31 200 XIII
Vaststelling van de begrotingsstaten van het Ministerie van Economische Zaken (XIII) voor het jaar 2008

nr. 11
BRIEF VAN DE MINISTER VAN ECONOMISCHE ZAKEN

Aan de Voorzitter van de Tweede Kamer der Staten-Generaal

Den Haag, 15 oktober 2007

Aanleiding

Op 5 juli 2007 hebben de Staatsecretaris van Financiën en ik met de vaste commissie van Economische Zaken en de vaste commissie voor Financiën overleg gevoerd (kamerstuk 30 800 XIII, nr. 76) over de brief betreffende de evaluatie van de WBSO (30 800 XIII, nr. 51).

Tijdens dit overleg heb ik toegezegd om u voor de begrotingsbehandeling van het Ministerie van Economische Zaken te informeren over de stand van zaken betreffende de in het beleidsprogramma aangekondigde intensivering van de WBSO. Meer specifiek zou daarbij aandacht worden besteed aan de mogelijkheid om het plafond, dat voor de WBSO wordt gehanteerd, te verhogen en aan de herziening van het urencriterium voor zelfstandige ondernemers.

Mede namens de Staatssecretaris van Financiën wil ik deze toezegging gestand doen.

Plafond

Tijdens het overleg over de evaluatie van de WBSO is gevraagd naar de bereidheid de hoogte van het plafond dat in de WBSO wordt gehanteerd te indexeren. Ik ben bereid om het plafond van 8 mln. met een half mln. te verhogen tot 8,5 mln. in 2011. Van een vaste jaarlijkse indexatie wordt afgezien om geen budgettaire claim op de jaren na 2011 te leggen.

Zelfstandige ondernemers

Ten aanzien van het urencriterium van zelfstandige ondernemers blijkt uit de evaluatie van de WBSO dat de ondernemers de ondergrens van 500 uur te hoog vinden. Tevens leidt de huidige regeling ertoe dat er geen stimulans is om meer dan 500 uur S&O te verrichten. Tijdens het overleg van 5 juli jl. heeft een aantal fracties gevraagd wat de regering gaat doen om de WBSO aantrekkelijker te maken voor zelfstandigen.

De Staatssecretaris en ik zijn bereid om het urencriterium te herzien. Hierbij denken wij aan een regeling waarbij ondernemers die minder dan 500 uren aan speur- en ontwikkelingswerk (S&O) besteden, bijvoorbeeld tussen de 250 en 500 uur, ook recht hebben op een bedrag aan WBSO. Ondernemers, die meer dan de huidige 500 uur aan S&O doen, willen we extra belonen. Ondernemers die bijvoorbeeld meer dan 750 uur aan S&O doen zouden dan recht op meer WBSO krijgen.

Intensivering

Zoals eerder aangekondigd in de beleidsbrief zal in 2011 115 mln extra WBSO beschikbaar zijn.
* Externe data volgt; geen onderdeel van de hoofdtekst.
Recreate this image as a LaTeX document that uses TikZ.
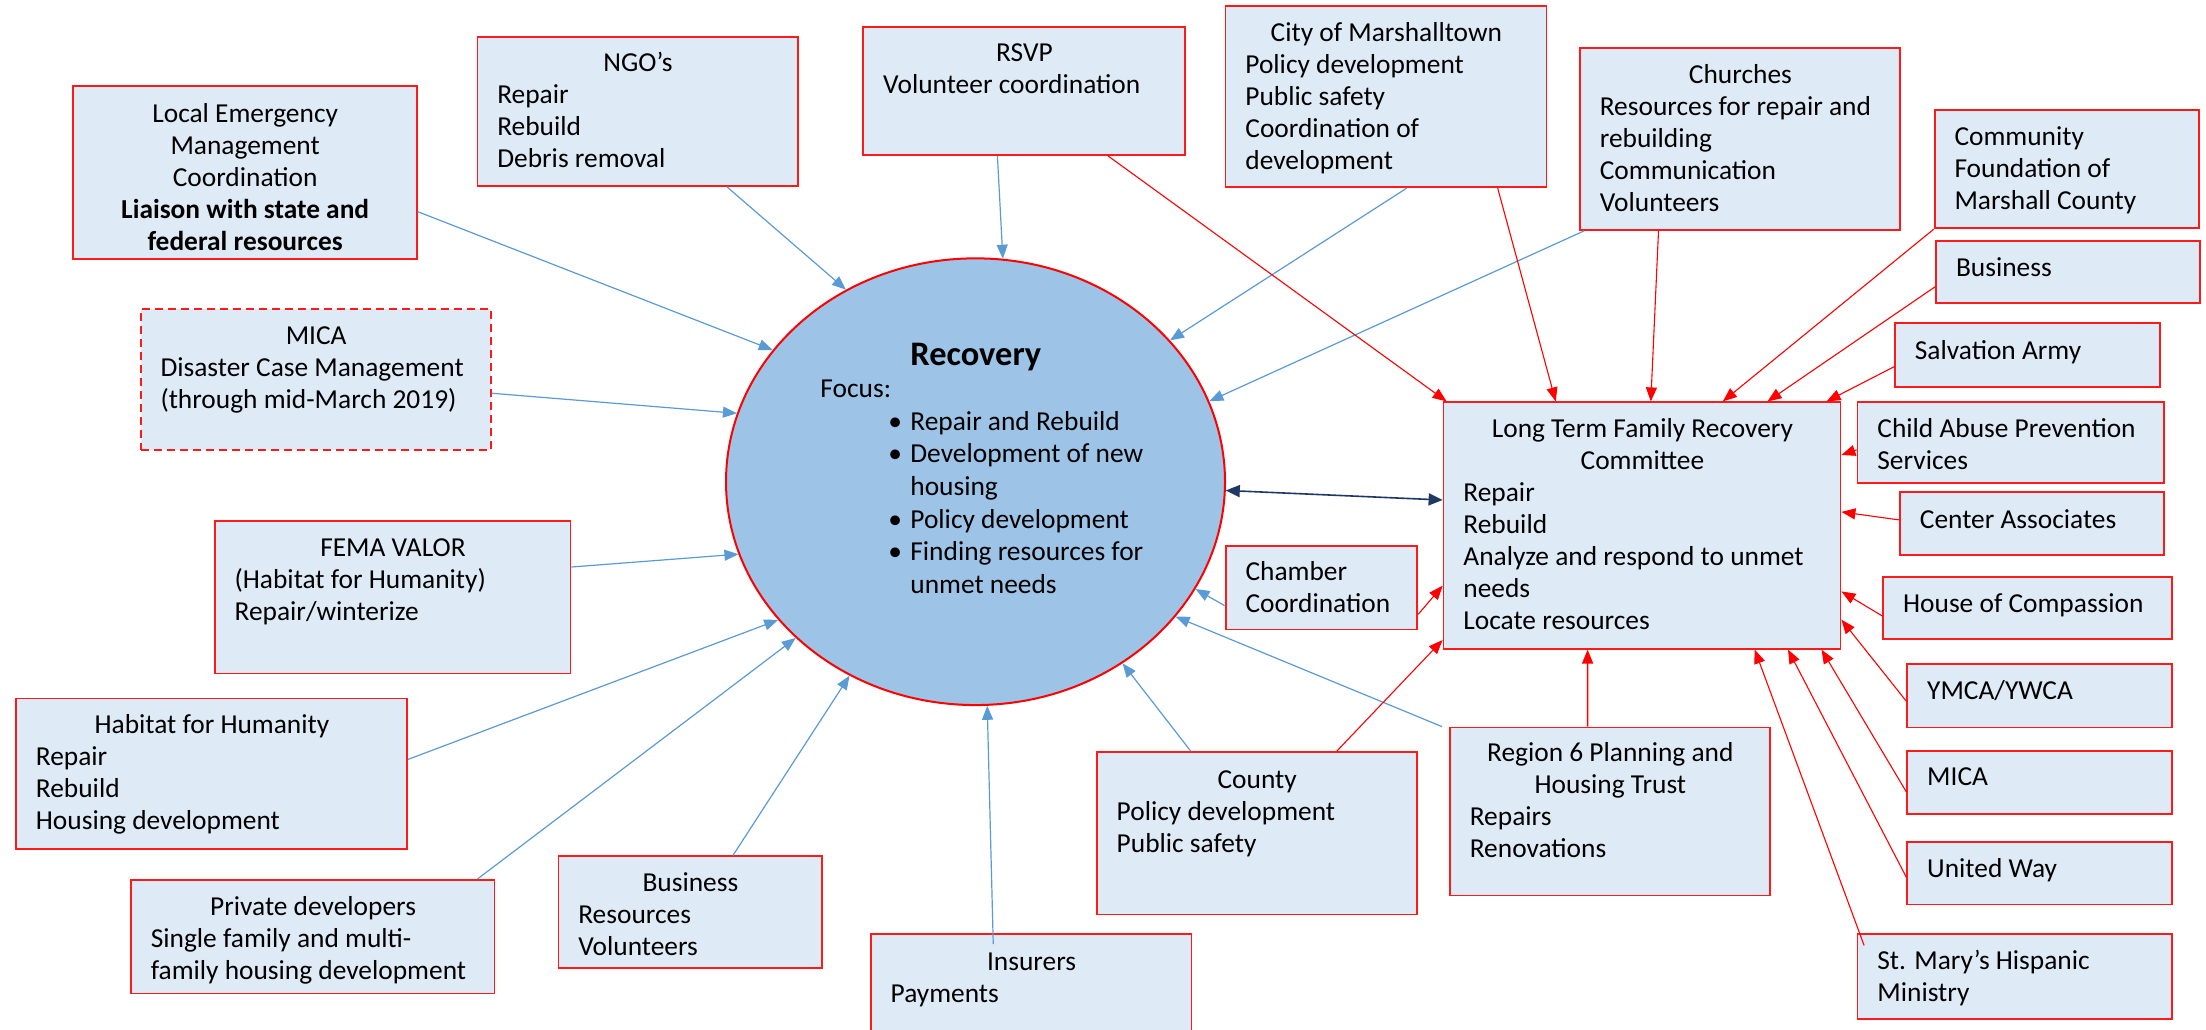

Dit houdt in dat in 2011 een totaalpakket van maatregelen die zijn genoemd in de beleidsbrief kan worden ingevoerd, namelijk maatregelen voor doorgroeiende bedrijven die voor het eerst S&O verrichten, verbreding van de definitie van S&O, een eventuele verhoging van de grens tot waar bedrijven kunnen profiteren van de hoogste aftrekpost en een verhoging van het plafond. Van 2009 tot 2011 loopt het beschikbare budget stapsgewijs op. Dit betekent dat wij niet alle maatregelen in één keer kunnen invoeren. Het urencriterium voor zelfstandige ondernemers kan bijvoorbeeld al in 2009 worden aangepast. Gezien de oploop ligt het voor de hand om niet eerder dan in 2010 de definitie van S&O te verbreden. Een interne projectgroep is thans bezig om de mogelijkheden te bestuderen. Over de volgorde van de invoering van de maatregelen en de exacte invulling van de maatregelen voeren de Staatssecretaris van Financiën en ik nog nader overleg. Deze invulling is afhankelijk van diverse factoren. Door een stijgende loonontwikkeling en/of een groeiende economie kan het budgettaire beslag op de WBSO stijgen. De WBSO is een gebudgetteerde regeling. Dit betekent dat indien het budgettaire beslag stijgt er minder geld voor bovengenoemd nieuw beleid is. Ook is het mogelijk dat het budgettaire beslag juist vermindert, waardoor er meer geld voor nieuw beleid is. Dit heeft tot gevolg dat wij u pas jaarlijks met prinsjesdag kunnen informeren over de exacte vormgeving van de te nemen maatregelen in de komende jaren.

Ik ga ervan uit u hiermee voldoende te hebben geïnformeerd.